President Clinton's "fast track" authority to negotiate trade agreements Congress cannot pick apart but must vote up or down effectively expires today. Sooner or later he will have to go to the mat on this issue. Not only is the future of world trade reform at stake; so is the credibility of his domestic economic strategy. No mistake about it: the U.S. economy cannot prosper unless the global economy pulls out of its doldrums through healthy growth in international commerce.
That Mr. Clinton, world statesman, understands this well was underscored by his American University speech last Friday in which he said: "In the face of all the pressures to do the reverse, we must compete, not retreat. . . Open and competitive commerce will enrich us as a nation."

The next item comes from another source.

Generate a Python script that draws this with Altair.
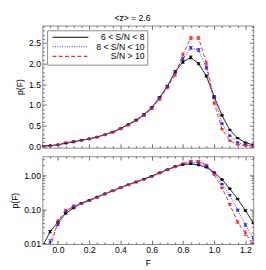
import altair as alt
import pandas as pd

FONT = "Liberation Sans"

F = [-0.10, -0.05, 0.00, 0.05, 0.10, 0.15, 0.20, 0.25, 0.30, 0.35, 0.40, 0.45, 0.50, 0.55,
     0.60, 0.65, 0.70, 0.75, 0.80, 0.85, 0.90, 0.95, 1.00, 1.05, 1.10, 1.15, 1.20, 1.25]

series_names = ["6 < S/N < 8", "8 < S/N < 10", "S/N > 10"]
series_colors = ["#000000", "#2a2aff", "#ff2a2a"]
series_dash = [[1, 0], [1, 1.5], [4, 2.5]]

p_black = [0.008, 0.022, 0.042, 0.076, 0.108, 0.152, 0.185, 0.23, 0.285, 0.35, 0.43, 0.53, 0.64, 0.77,
           0.94, 1.18, 1.45, 1.80, 2.04, 2.15, 2.00, 1.70, 1.20, 0.75, 0.40, 0.20, 0.092, 0.040]
p_blue = [0.006, 0.011, 0.036, 0.085, 0.125, 0.150, 0.180, 0.225, 0.28, 0.345, 0.43, 0.52, 0.63, 0.76,
          0.93, 1.17, 1.45, 1.80, 2.12, 2.38, 2.33, 1.90, 1.18, 0.55, 0.26, 0.095, 0.035, 0.014]
p_red = [0.004, 0.007, 0.045, 0.093, 0.115, 0.145, 0.178, 0.22, 0.275, 0.34, 0.42, 0.51, 0.62, 0.74,
         0.91, 1.14, 1.42, 1.73, 2.22, 2.62, 2.62, 2.02, 1.05, 0.42, 0.14, 0.042, 0.020, 0.009]

# relative errors
e_black = [0.1, 0.08, 0.05, 0.04, 0.03, 0.03, 0.02, 0.02, 0.02, 0.02, 0.02, 0.015, 0.015, 0.015,
           0.015, 0.015, 0.015, 0.015, 0.015, 0.015, 0.015, 0.015, 0.02, 0.02, 0.03, 0.04, 0.05, 0.06]
e_blue = [0.2, 0.15, 0.08, 0.06, 0.05, 0.04, 0.03, 0.03, 0.03, 0.025, 0.02, 0.02, 0.02, 0.02,
          0.02, 0.02, 0.02, 0.02, 0.015, 0.015, 0.015, 0.02, 0.02, 0.03, 0.05, 0.07, 0.1, 0.15]
e_red = [0.25, 0.2, 0.1, 0.07, 0.06, 0.05, 0.04, 0.04, 0.035, 0.03, 0.03, 0.025, 0.025, 0.025,
         0.025, 0.02, 0.02, 0.02, 0.015, 0.015, 0.015, 0.02, 0.025, 0.04, 0.06, 0.1, 0.15, 0.2]

x_major = [0.0, 0.2, 0.4, 0.6, 0.8, 1.0, 1.2]
x_minor = [-0.05, 0.05, 0.1, 0.15, 0.25, 0.3, 0.35, 0.45, 0.5, 0.55, 0.65, 0.7, 0.75,
           0.85, 0.9, 0.95, 1.05, 1.1, 1.15, 1.25]
ytop_major = [0.0, 0.5, 1.0, 1.5, 2.0, 2.5]
ytop_minor = [0.1, 0.2, 0.3, 0.4, 0.6, 0.7, 0.8, 0.9, 1.1, 1.2, 1.3, 1.4, 1.6, 1.7, 1.8, 1.9,
              2.1, 2.2, 2.3, 2.4, 2.6, 2.7, 2.8, 2.9]
ybot_major = [0.01, 0.1, 1.0]
ybot_minor = [0.02, 0.03, 0.04, 0.05, 0.06, 0.07, 0.08, 0.09,
              0.2, 0.3, 0.4, 0.5, 0.6, 0.7, 0.8, 0.9, 2.0, 3.0]

rows = []
for name, ps, es in zip(series_names, [p_black, p_blue, p_red], [e_black, e_blue, e_red]):
    for f, p, e in zip(F, ps, es):
        rows.append({"F": f, "p": p, "lo": p * (1 - e), "hi": p * (1 + e), "series": name})
df = pd.DataFrame(rows)

xscale = alt.Scale(domain=[-0.1, 1.25], nice=False, zero=False)
ytop_scale = alt.Scale(domain=[-0.03, 2.92], nice=False, zero=False)
ybot_scale = alt.Scale(type="log", domain=[0.0095, 3.6], nice=False)

W = 221


def ax(orient, values, size, labels=False, fmt=None, title=None, label_pad=2):
    kw = dict(orient=orient, values=values, tickSize=size, offset=-size, domain=False,
              grid=False, labels=labels, title=title, labelPadding=label_pad)
    if fmt:
        kw["format"] = fmt
    return alt.Axis(**kw)


def panel(yscale, ymaj, ymin, yfmt, show_x_labels, height, legend):
    base = alt.Chart(df)
    color = alt.Color("series:N", scale=alt.Scale(domain=series_names, range=series_colors),
                      legend=legend)
    dash = alt.StrokeDash("series:N", scale=alt.Scale(domain=series_names, range=series_dash),
                          legend=legend)
    color_nl = alt.Color("series:N", scale=alt.Scale(domain=series_names, range=series_colors),
                         legend=None)
    xtitle = "F" if show_x_labels else None

    line = base.mark_line(strokeWidth=1, clip=True).encode(
        x=alt.X("F:Q", scale=xscale, axis=ax("bottom", x_major, 4, labels=show_x_labels,
                                            fmt=".1f", title=xtitle)),
        y=alt.Y("p:Q", scale=yscale, axis=ax("left", ymaj, 4, labels=True, fmt=yfmt,
                                            title="p(F)")),
        color=color, strokeDash=dash, detail="series:N",
    )
    pts = base.mark_point(filled=True, shape="square", size=6, opacity=1, clip=True).encode(
        x=alt.X("F:Q", scale=xscale, axis=ax("bottom", x_minor, 2)),
        y=alt.Y("p:Q", scale=yscale, axis=ax("left", ymin, 2)),
        color=color_nl,
    )
    rule = base.mark_rule(strokeWidth=1, clip=True).encode(
        x=alt.X("F:Q", scale=xscale, axis=ax("top", x_major, 4)),
        y=alt.Y("lo:Q", scale=yscale, axis=ax("right", ymaj, 4)),
        y2="hi:Q",
        color=color_nl,
    )
    tlo = base.mark_tick(orient="horizontal", size=4, thickness=1, clip=True).encode(
        x=alt.X("F:Q", scale=xscale, axis=ax("top", x_minor, 2)),
        y=alt.Y("lo:Q", scale=yscale, axis=ax("right", ymin, 2)),
        color=color_nl,
    )
    thi = base.mark_tick(orient="horizontal", size=4, thickness=1, clip=True).encode(
        x=alt.X("F:Q", scale=xscale, axis=None),
        y=alt.Y("hi:Q", scale=yscale, axis=None),
        color=color_nl,
    )
    return alt.layer(line, pts, rule, tlo, thi).resolve_axis(
        x="independent", y="independent").properties(width=W, height=height)


legend = alt.Legend(title=None, orient="top-left", offset=5, symbolType="stroke",
                    symbolSize=1400, symbolStrokeWidth=1.2, clipHeight=8.5,
                    labelAlign="right", labelOffset=58,
                    labelFont=FONT, labelFontSize=9, labelColor="#000",
                    strokeColor="#888", fillColor="white", padding=3, rowPadding=0,
                    symbolOffset=2)

top = panel(ytop_scale, ytop_major, ytop_minor, ".1f", False, 128, legend)
bot = panel(ybot_scale, ybot_major, ybot_minor, ".2f", True, 92, None)

chart = alt.vconcat(top, bot, spacing=3).resolve_legend(
    color="independent", strokeDash="independent"
).properties(
    title=alt.TitleParams("<z> = 2.6", font=FONT, fontSize=9, fontWeight="normal",
                          anchor="middle", offset=2, color="#000"),
    padding={"left": 2, "top": 0, "right": 4, "bottom": 0},
).configure_view(stroke="#888", strokeWidth=1).configure_axis(
    labelFont=FONT, labelFontSize=9, labelColor="#000", titleFont=FONT, titleFontSize=9,
    titleFontWeight="normal", titleColor="#000", tickColor="#666", tickWidth=1,
)

chart.save("out.html", embed_options={"renderer": "svg", "actions": False})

That Mr. Clinton, Democratic politician, well understands the protectionist pressures in his party was underscored by the tough rhetoric he directed at foreign nations: "We will continue to welcome foreign products but insist that our products. . . be able to enter [foreign] markets on equal terms."
Despite the contradictory elements in the president's speech, despite the aggressive tactics his administration has adopted toward Japan and Europe, despite the lack of a pledge to renew fast-track authority, the evidence suggests that Mr. Clinton remains committed to the liberal trade positions that have undergirded U.S. policy for decades. In recent appointments to two key sub-Cabinet posts, persons with a preference for free trade rather than protectionism were chosen. Their influence is likely to point the administration toward ratification of the pending North American Free Trade Agreement and, perhaps, revival of negotiations of a new global pact under the General Agreement of Tariffs and Trade (GATT).
Clinton economic policies have been received abroad as a clear sign the United States is about to take strong action to reduce its deficits and spur its economy, as its allies have long urged. The president's speech on international trade went part of the way to dispel their fears of U.S. protectionism.
Irritating obstacles still lie in the path of renewed good-faith GATT negotiations: France's rejection of last year's agreement to lower heavily subsidized European oil-seed exports, and the Clinton administration's rejection of last year's agreement on limits to Europe's government subsidies of the Airbus.
Nevertheless, Mr. Clinton's speech set forth a positive vision. Now he has to deal with Congress -- first in pushing through the trade accord with Mexico and then in getting fast-track authority to secure a world trade agreement essential to global well-being and stability.